1. Technical Field
The present invention relates to a method of controlling a liquid ejecting apparatus, such as an ink jet printer, and to a liquid ejecting apparatus. More particularly, the invention relates to a method of driving a liquid ejecting head that ejects liquid drops from a nozzle opening by operating a pressure-generating element as a result of supplying a driving signal; and to a liquid ejecting apparatus.
2. Related Art
A liquid ejecting apparatus includes a liquid ejecting head that can eject a liquid as drops of liquid, and ejects various types of liquids from the liquid ejecting head. A typical example of the liquid ejecting apparatus is an image recording apparatus, such as an ink jet printer (hereafter simply referred to as “printer”). The printer performs a recording operation as a result of forming dots by ejecting liquid ink as drops of ink onto, for example, a recording sheet (serving as an ejection object onto which ejection is performed) and by causing the ink drops to land onto the recording sheet. In recent years, a liquid ejecting apparatus is applied not only to the image recording apparatus, but also to various types of manufacturing apparatuses, such as a display manufacturing apparatus.
Here, the aforementioned printer is taken as an example. It includes a recording head and a driving-signal generating circuit (driving vibration generating unit). The recording head includes, for example, ink paths and a pressure-generating element (such as a piezoelectric element). The ink paths extend to openings of nozzles extending through a pressure-generating chamber from a common ink chamber (reservoir). The pressure-generating element varies the volume of the pressure-generating chamber. The driving-signal generating circuit generates driving signals that are supplied to the piezoelectric element. The piezoelectric element is driven on the basis of driving pulses, included in the driving signals, from the driving-signal generating circuit, to vary the pressure of ink in the pressure-generating chamber. Then, the variation in pressure is made use of to eject ink drops from the nozzle openings.
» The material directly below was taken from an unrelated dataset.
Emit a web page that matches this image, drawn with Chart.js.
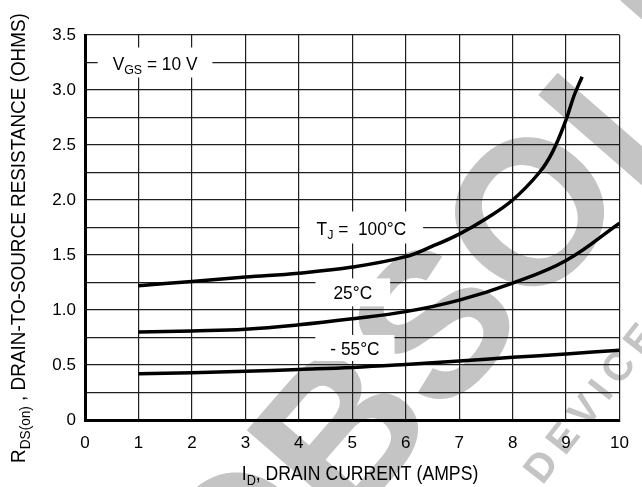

In this type of printer, a demand for higher quality of a recording image is causing the ink drops to be ejected to become very small. That is, the diameter of dots that are recorded onto a recording medium, such as a recording sheets is reduced as a result of making the ink drops very small, to achieve higher resolution of the recording image and to reduce the roughness of the image that a person perceives visually in a low-density area. The ink drops may be made very small as a result of reducing the diameter of the nozzle openings. However, when the diameter of the nozzle openings is reduced, processing becomes difficult, thereby tending to reduce precision in addition to increasing costs. In addition, clogging tends to occur as a result of drying of the ink near the nozzle openings, thereby placing a limit on how small the diameter of the nozzle openings can be reduced.
Therefore, a technology which makes ink drops very small without changing the size of the nozzle openings has been proposed. In the technology, this is achieved by controlling a meniscus behavior during the ejection of ink drops by putting some thought in forming a driving signal for driving a piezoelectric element. For example, JP-A-2002-127418 (FIGS. 3 and 4) discloses the following ink jet recording apparatus. In the apparatus, a driving signal is provided with a contraction signal used to temporarily contract a pressure-generating chamber prior to providing a preparation signal used to draw in a meniscus as a result of expanding the pressure-generating chamber before ejecting ink drops. The meniscus is pushed out on the basis of the contraction signal. Then, the subsequent preparation signal is used to locally draw in a portion near the center of the meniscus, so that the ink of very small portions near the center of the drawn-in meniscus are discharged as very small ink drops.
However, when the ink drops are made very small without taking any measures, a fly speed during ejection is reduced. This may cause, for example, bending of the flying, or formation of mists as a result of the ink drops not being able to land onto an ejection object (such as a recording sheet).
Residual vibration of ink becomes a problem after the ejection of ink. That is, the residual vibration causes the meniscus to behave improperly. Therefore, ink drops may be accidentally ejected, or the next ejection of ink drops may be adversely affected. In particular, when very small ink drops are successively ejected in a very short time (such as a few μs), it is desirable to restrict the residual vibration to the extent possible.